Mostly Mute Monday: Amazing Final Images Of Stars Right Before They Die

Our Sun will someday become a red giant, and then a planetary nebula + white dwarf combination. Here’s what lies between.

“It will be found that those contained in one article [class of nebulae], are so closely allied to those in the next, that there is perhaps not so much difference between them, if I may use the comparison, as there would be in an annual description of the human figure, were it given from the birth of a child till he comes to be a man in his prime.” –William Herschel

The future of our Sun is very clear: someday it will run out of hydrogen in its core, expand into a red giant, where it will fuse helium until it runs out of that. Afterwards, it blows off its outer layers, forming a planetary nebula, while its core contracts down to a white dwarf.

Image credit: ESA / NASA and the hubble Legacy Archive, created by Judy Schmidt.

This fate, common to all Sun-like stars, affects stellar masses between 40% and 800% of the Sun’s. But the images here aren’t of planetary nebulae, but of a brief, special stage just before it: a preplanetary (or protoplanetary) nebula.

Image credit: NASA / JPL.

At the end of the giant phase, stars begin to blow off their outer (hydrogen) layers, a process that causes the star’s temperature to rise, as hydrogen still fuses in a star’s shell.

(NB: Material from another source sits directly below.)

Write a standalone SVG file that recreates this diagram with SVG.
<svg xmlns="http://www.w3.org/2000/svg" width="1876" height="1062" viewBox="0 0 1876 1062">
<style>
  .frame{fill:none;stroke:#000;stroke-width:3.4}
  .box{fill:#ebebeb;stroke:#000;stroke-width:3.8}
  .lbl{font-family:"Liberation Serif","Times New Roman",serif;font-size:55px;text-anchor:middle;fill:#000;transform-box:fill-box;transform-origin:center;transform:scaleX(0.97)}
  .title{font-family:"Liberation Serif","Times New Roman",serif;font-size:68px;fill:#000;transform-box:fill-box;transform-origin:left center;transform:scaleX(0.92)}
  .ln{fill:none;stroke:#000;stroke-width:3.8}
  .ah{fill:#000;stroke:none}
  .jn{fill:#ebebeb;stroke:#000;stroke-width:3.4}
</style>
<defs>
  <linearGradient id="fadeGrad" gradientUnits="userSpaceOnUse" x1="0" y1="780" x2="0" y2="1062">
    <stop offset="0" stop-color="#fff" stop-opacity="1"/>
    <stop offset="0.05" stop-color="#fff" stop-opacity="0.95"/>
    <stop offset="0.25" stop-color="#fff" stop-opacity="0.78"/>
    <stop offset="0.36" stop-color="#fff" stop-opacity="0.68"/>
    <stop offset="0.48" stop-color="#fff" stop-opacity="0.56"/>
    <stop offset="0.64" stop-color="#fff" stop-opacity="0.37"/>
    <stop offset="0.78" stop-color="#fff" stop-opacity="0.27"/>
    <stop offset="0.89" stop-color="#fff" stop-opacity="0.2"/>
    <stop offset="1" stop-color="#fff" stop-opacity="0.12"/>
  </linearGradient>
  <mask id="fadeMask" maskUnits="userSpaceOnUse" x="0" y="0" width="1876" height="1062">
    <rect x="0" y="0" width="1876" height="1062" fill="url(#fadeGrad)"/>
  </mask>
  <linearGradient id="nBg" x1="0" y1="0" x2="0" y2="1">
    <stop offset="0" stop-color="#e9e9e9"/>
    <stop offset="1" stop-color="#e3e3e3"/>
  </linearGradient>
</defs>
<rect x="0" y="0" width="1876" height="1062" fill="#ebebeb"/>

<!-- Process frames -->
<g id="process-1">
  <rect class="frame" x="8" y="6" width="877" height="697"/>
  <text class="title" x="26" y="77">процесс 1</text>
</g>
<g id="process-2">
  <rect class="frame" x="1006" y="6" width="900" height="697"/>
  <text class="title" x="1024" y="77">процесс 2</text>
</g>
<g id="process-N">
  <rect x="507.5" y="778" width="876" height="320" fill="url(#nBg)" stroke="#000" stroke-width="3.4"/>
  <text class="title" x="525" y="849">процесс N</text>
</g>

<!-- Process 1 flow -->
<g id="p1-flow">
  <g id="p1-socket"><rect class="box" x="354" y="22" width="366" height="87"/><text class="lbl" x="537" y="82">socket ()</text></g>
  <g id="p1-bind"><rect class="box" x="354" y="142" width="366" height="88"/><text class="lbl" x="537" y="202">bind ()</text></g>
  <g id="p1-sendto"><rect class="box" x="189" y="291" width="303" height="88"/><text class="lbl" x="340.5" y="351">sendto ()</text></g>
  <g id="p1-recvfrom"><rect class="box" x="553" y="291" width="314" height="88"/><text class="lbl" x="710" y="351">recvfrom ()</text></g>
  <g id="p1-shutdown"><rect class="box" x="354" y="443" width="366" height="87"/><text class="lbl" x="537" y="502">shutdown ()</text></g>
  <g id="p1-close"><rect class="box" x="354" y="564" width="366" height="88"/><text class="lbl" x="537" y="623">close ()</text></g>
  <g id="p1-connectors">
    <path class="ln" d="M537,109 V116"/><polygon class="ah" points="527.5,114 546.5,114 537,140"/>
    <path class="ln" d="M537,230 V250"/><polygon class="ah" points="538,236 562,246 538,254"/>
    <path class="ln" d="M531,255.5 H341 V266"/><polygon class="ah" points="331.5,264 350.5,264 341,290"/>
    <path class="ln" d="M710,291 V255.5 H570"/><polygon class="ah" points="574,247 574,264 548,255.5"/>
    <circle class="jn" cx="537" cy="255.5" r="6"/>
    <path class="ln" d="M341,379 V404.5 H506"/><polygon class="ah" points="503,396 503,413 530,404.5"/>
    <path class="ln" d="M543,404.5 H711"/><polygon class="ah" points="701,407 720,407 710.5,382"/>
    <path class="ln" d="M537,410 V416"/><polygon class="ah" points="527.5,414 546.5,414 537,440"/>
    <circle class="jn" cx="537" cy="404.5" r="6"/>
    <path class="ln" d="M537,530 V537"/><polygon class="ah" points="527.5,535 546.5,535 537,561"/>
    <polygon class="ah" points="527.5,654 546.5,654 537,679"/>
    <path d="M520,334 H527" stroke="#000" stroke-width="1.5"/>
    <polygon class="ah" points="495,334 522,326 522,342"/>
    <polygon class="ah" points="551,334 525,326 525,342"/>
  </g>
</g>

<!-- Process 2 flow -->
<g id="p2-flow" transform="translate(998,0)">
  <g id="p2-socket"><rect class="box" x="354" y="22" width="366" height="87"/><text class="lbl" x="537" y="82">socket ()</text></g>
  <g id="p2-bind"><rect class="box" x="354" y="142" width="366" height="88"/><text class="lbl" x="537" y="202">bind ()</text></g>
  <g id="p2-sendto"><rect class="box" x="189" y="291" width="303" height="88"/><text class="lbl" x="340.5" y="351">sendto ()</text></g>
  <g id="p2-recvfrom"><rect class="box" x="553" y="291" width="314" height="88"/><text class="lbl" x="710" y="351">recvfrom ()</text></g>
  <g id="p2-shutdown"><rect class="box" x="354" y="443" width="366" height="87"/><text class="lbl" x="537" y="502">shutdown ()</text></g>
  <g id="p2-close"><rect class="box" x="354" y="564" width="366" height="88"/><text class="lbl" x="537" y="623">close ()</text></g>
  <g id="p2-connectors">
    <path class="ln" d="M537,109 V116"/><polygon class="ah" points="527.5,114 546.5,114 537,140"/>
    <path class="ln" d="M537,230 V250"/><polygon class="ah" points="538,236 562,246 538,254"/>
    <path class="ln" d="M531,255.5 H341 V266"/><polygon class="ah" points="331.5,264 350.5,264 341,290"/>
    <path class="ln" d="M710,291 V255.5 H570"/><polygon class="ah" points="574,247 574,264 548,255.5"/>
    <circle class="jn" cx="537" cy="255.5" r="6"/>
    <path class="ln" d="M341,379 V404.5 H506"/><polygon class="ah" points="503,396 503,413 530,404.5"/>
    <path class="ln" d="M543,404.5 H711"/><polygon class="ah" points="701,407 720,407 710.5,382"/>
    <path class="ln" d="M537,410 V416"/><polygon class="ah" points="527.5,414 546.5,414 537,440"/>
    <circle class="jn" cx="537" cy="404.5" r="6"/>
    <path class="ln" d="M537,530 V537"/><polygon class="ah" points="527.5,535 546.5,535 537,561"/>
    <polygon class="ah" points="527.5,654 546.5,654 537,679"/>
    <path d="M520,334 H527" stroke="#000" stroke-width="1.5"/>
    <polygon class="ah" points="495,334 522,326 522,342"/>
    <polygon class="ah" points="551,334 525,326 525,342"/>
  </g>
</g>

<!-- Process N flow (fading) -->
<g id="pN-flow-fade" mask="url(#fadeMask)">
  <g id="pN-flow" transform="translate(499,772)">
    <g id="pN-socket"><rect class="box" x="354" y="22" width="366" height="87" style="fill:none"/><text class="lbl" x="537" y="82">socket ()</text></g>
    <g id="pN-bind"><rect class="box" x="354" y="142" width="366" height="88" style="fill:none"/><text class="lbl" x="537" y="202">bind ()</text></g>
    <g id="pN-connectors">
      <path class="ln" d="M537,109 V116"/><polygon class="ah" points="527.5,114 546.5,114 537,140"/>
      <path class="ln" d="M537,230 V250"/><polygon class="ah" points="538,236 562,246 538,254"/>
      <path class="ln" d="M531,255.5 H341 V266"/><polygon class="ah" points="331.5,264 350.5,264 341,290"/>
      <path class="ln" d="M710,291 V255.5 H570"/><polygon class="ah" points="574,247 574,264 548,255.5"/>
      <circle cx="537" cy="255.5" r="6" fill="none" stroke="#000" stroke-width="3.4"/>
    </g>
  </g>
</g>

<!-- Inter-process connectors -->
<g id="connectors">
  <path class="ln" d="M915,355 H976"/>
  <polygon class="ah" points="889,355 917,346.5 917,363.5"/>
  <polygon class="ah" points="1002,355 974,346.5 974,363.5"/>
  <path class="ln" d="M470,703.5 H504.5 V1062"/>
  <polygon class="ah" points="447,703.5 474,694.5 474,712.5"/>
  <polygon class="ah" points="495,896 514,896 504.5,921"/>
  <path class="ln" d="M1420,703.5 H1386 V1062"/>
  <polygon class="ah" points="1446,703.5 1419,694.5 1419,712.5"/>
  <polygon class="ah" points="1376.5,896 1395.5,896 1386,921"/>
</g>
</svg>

Image credit: ESA/Hubble & NASA.

The central star becomes bluer and hotter, giving rise to intense winds.

Image credit: ESA and NASA.

These winds can cause a bipolar or knotted jets, as well as bow shocks.

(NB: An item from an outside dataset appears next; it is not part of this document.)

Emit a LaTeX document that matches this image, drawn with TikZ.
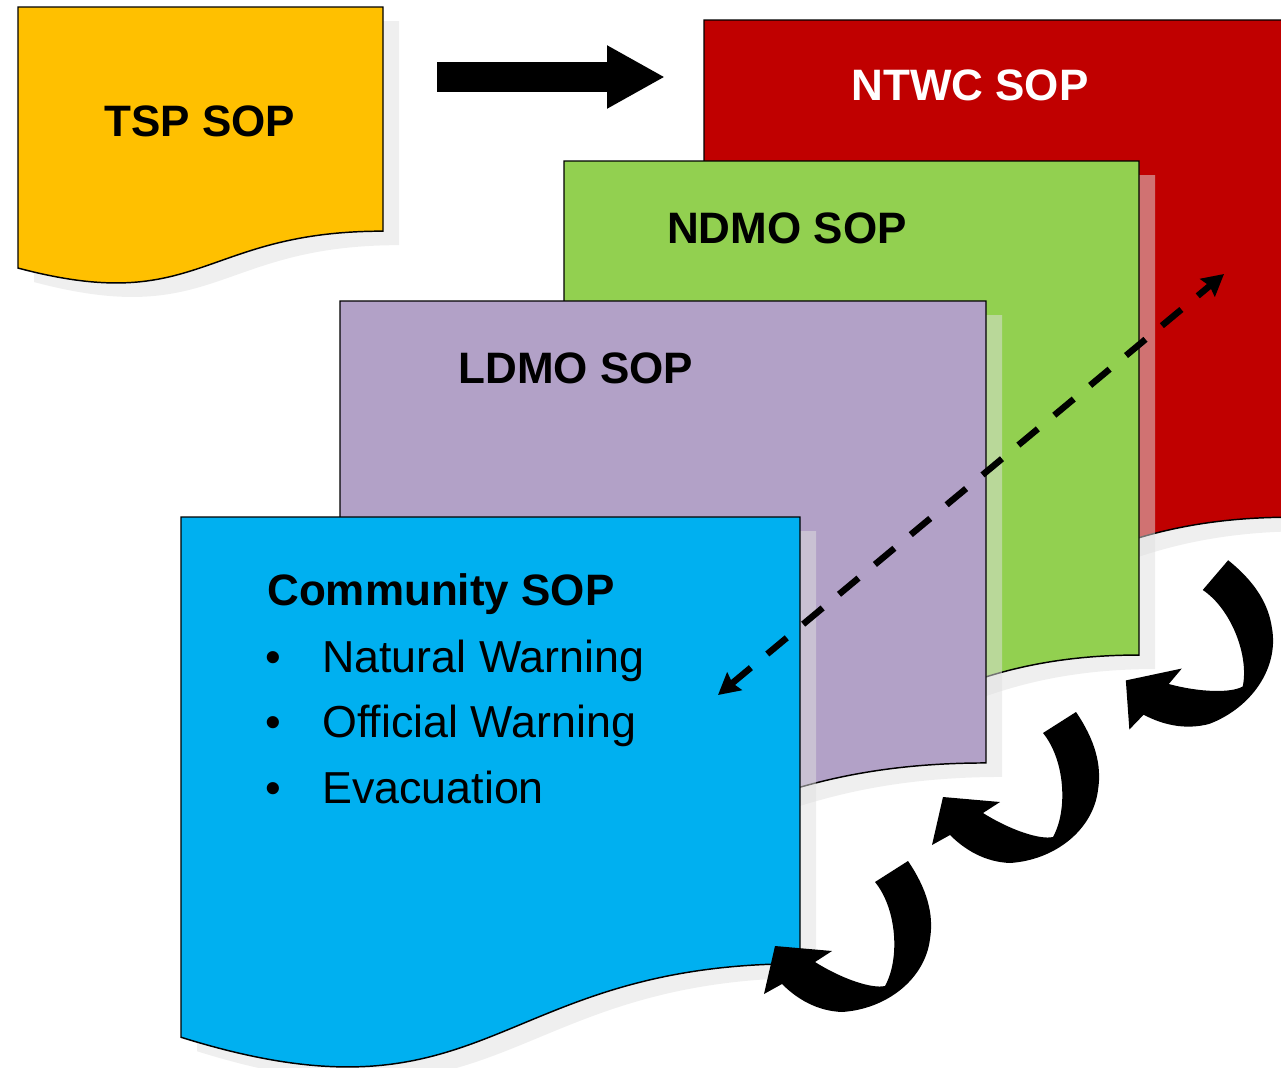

Image credit: ESA / NASA / Hubble / JPL.

As the star heats up to over 30,000 K, the surrounding ejecta become ionized, creating emission and reflection phenomena together.

Image credit: ESA / Hubble and NASA.

The preplanetary phase is brief (~10,000 years), but so common that we have dozens of examples in our galaxy alone.

Images credit: ESA / Hubble & NASA.

Mostly Mute Monday tells the story of a single astronomical phenomenon or object in visuals, images, video and no more than 200 words.